Pesan kawat tersebut kemudian dikirimkan kepada Syafruddin Prawiranegara, Menteri Kemakmuran Republik Indonesia yang berkedudukan di Bukittinggi, serta Mr. Maramis dan dua tokoh lainnya yang berada di India.
Pesan kawat itu berisi tentang penyerahan mandat untuk memimpin suatu pemerintahan darurat. Namun dalam perjalanannya, mandat lewat surat kawat tersebut tidak benar-benar sampai ke tangan Syafruddin Prawiranegara diakibatkan kekacauan yang terjadi.
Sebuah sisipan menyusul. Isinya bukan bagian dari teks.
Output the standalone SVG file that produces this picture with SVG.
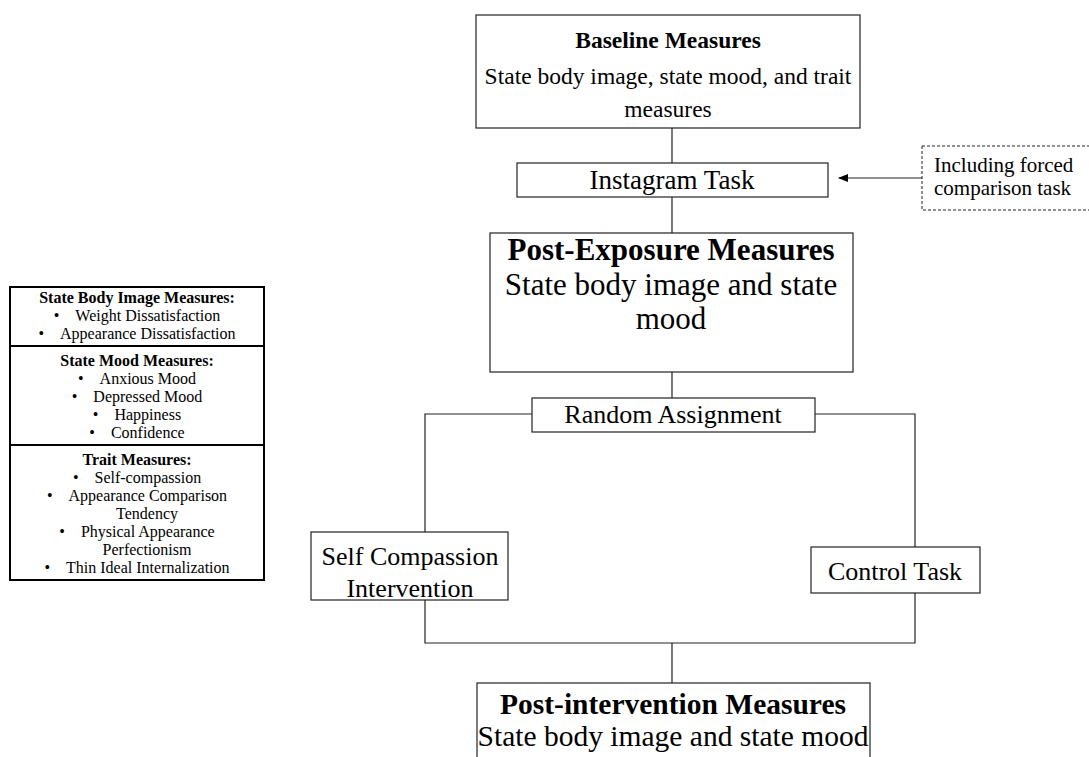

Walau begitu, Pemerintahan Darurat Republik Indonesia (PDRI) tetap dibentuk dengan Syafruddin Prawiranegara sebagai ketua hingga tanggal Ir. Sukarno dan Moh. Hatta kembali ke Yogyakarta.
Sesuai hasil Konferensi Meja Bundar (KMB), bentuk Negara Kesatuan Republik Indonesia berubah menjadi Republik Indonesia Serikat (RIS) yang bersama dengan Kerajaan Belanda tergabung dalam konfederasi Uni Belanda-Indonesia yang diketuai oleh Ratu Belanda.
Republik Indonesia Serikat berdiri pada 27 Desember 1949 dengan beberapa negara bagian, satuan kenegaraan, dan daerah swapraja.
Saat itu, Ir.Soekarno menjabat sebagai Presiden RIS sedangkan Mohammad Hatta menjabat sebagai Perdana Menteri RIS.
Negara Republik Indonesia menjadi salah satu negara bagian dengan Yogyakarta sebagai pusat pemerintahannya.